- [Problem details]: Your task is to retype the lines from the opening of the material through the line that includes "from matplotlib.lines import Line2D". Do not copy the pictures.

- [Supplied data]:

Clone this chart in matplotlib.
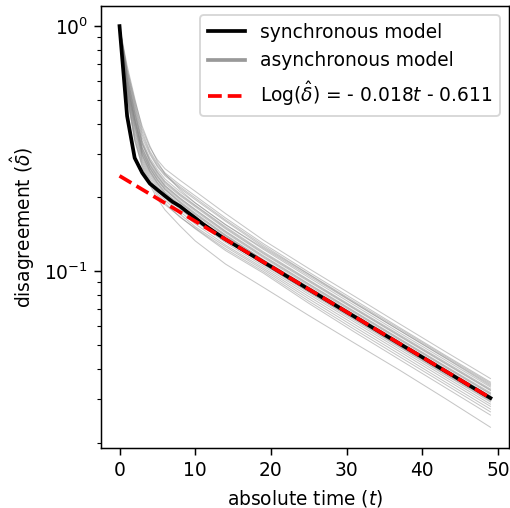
import numpy as np
import matplotlib
matplotlib.use('Agg')
import matplotlib.pyplot as plt
from matplotlib.lines import Line2D

# synchronous model, one value per time step t = 0..49
t_sync = list(range(50))
sync = [1.0, 0.43, 0.29, 0.252, 0.228, 0.215, 0.203, 0.192, 0.184, 0.174,
        0.165, 0.156, 0.1485, 0.1415, 0.1349, 0.1293, 0.1239, 0.1187, 0.1138, 0.109,
        0.1045, 0.1001, 0.0959, 0.0919, 0.0881, 0.0844, 0.0809, 0.0775, 0.0743, 0.0712,
        0.0682, 0.0654, 0.0627, 0.06, 0.0575, 0.0551, 0.0528, 0.0506, 0.0485, 0.0465,
        0.0446, 0.0427, 0.0409, 0.0392, 0.0376, 0.036, 0.0345, 0.0331, 0.0317, 0.0304]

# asynchronous runs at these times
t_async = [0, 1, 2, 3, 4, 5, 6, 8, 10, 14, 19, 25, 31, 37, 43, 49]
async_runs = [
    [1, .69, .51, .38, .32, .285, .262, .235, .212, .172, .134, .1026, .0792, .061, .0471, .0365],
    [1, .66, .49, .37, .31, .275, .252, .225, .203, .165, .1296, .0992, .0765, .0589, .0455, .0353],
    [1, .64, .47, .35, .30, .267, .245, .218, .196, .16, .1257, .0971, .0744, .0574, .0445, .0345],
    [1, .62, .46, .34, .29, .26, .238, .211, .19, .155, .1229, .0943, .0727, .0561, .0435, .0337],
    [1, .63, .45, .335, .285, .255, .233, .207, .186, .152, .1201, .0923, .0712, .0551, .0427, .0331],
    [1, .61, .44, .33, .28, .25, .228, .203, .183, .149, .1178, .0907, .0701, .0542, .042, .0326],
    [1, .60, .43, .32, .275, .246, .224, .199, .179, .146, .1158, .089, .0688, .0532, .0412, .032],
    [1, .59, .42, .315, .27, .242, .221, .196, .176, .1435, .1136, .0875, .0677, .0524, .0406, .0315],
    [1, .58, .415, .31, .266, .238, .218, .193, .173, .141, .1115, .0862, .0667, .0516, .04, .031],
    [1, .57, .41, .305, .262, .235, .215, .19, .17, .139, .1098, .0846, .0654, .0506, .0392, .0304],
    [1, .56, .40, .30, .258, .231, .211, .187, .167, .1365, .108, .0832, .0644, .0497, .0385, .0299],
    [1, .55, .39, .295, .254, .227, .207, .183, .164, .134, .1065, .082, .0633, .0489, .0378, .0293],
    [1, .545, .38, .29, .25, .223, .203, .179, .16, .131, .1049, .0806, .0622, .048, .0371, .0287],
    [1, .54, .37, .285, .245, .219, .199, .175, .156, .128, .1031, .0789, .0608, .047, .0363, .0281],
    [1, .53, .36, .28, .24, .214, .195, .171, .152, .126, .1015, .0772, .0594, .0459, .0354, .0274],
    [1, .52, .35, .275, .235, .209, .19, .166, .150, .1235, .0998, .0755, .058, .0448, .0346, .0267],
    [1, .51, .34, .27, .23, .204, .187, .167, .149, .1215, .0983, .074, .0566, .0436, .0336, .0259],
    [1, .53, .345, .265, .225, .198, .178, .153, .133, .107, .086, .066, .051, .0395, .0303, .0231],
    [1, .65, .48, .36, .305, .27, .248, .221, .199, .162, .1275, .0975, .0752, .0582, .045, .0349],
    [1, .615, .445, .33, .283, .253, .231, .205, .185, .1505, .1189, .0916, .0706, .0546, .0423, .0328],
    [1, .595, .425, .318, .272, .244, .223, .198, .178, .145, .1147, .0884, .0683, .0528, .0409, .0317],
    [1, .575, .412, .308, .264, .236, .216, .191, .1715, .14, .1111, .0858, .0664, .0513, .0397, .0307],
    [1, .56, .395, .298, .256, .229, .209, .185, .1655, .135, .1073, .0826, .0639, .0493, .0381, .0296],
    [1, .67, .50, .39, .325, .28, .25, .215, .19, .155, .1243, .0958, .0741, .0573, .0443, .0341],
]

# fitted line, end points
t_fit = [0, 49]
fit = [0.245, 0.0304]

fit_label = r'Log($\hat{\delta}$) = - 0.018$t$ - 0.611'

fig = plt.figure(figsize=(510 / 134, 508 / 134), dpi=134)
ax = fig.add_axes([0.198, 0.118, 0.8, 0.87])

for run in async_runs:
    ax.plot(t_async, run, color='gray', lw=0.55, alpha=0.45, zorder=1)

ax.plot(t_sync, sync, color='black', lw=2, zorder=2)
ax.plot(t_fit, fit, color='red', lw=2, ls='--', zorder=3)

ax.set_yscale('log')
ax.set_xlim(-2.45, 51.45)
ax.set_ylim(0.019, 1.207)

ax.set_xlabel('absolute time ($t$)')
ax.set_ylabel(r'disagreement ($\hat{\delta}$)')

handles = [Line2D([], [], color='black', lw=2),
           Line2D([], [], color='#999999', lw=2),
           Line2D([], [], color='red', lw=2, ls='--')]
ax.legend(handles, ['synchronous model', 'asynchronous model', fit_label],
          loc='upper right')

fig.savefig('out.png', dpi=134)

- [Written response]:
Clone this chart in matplotlib.
import numpy as np
import matplotlib
matplotlib.use('Agg')
import matplotlib.pyplot as plt
from matplotlib.lines import Line2D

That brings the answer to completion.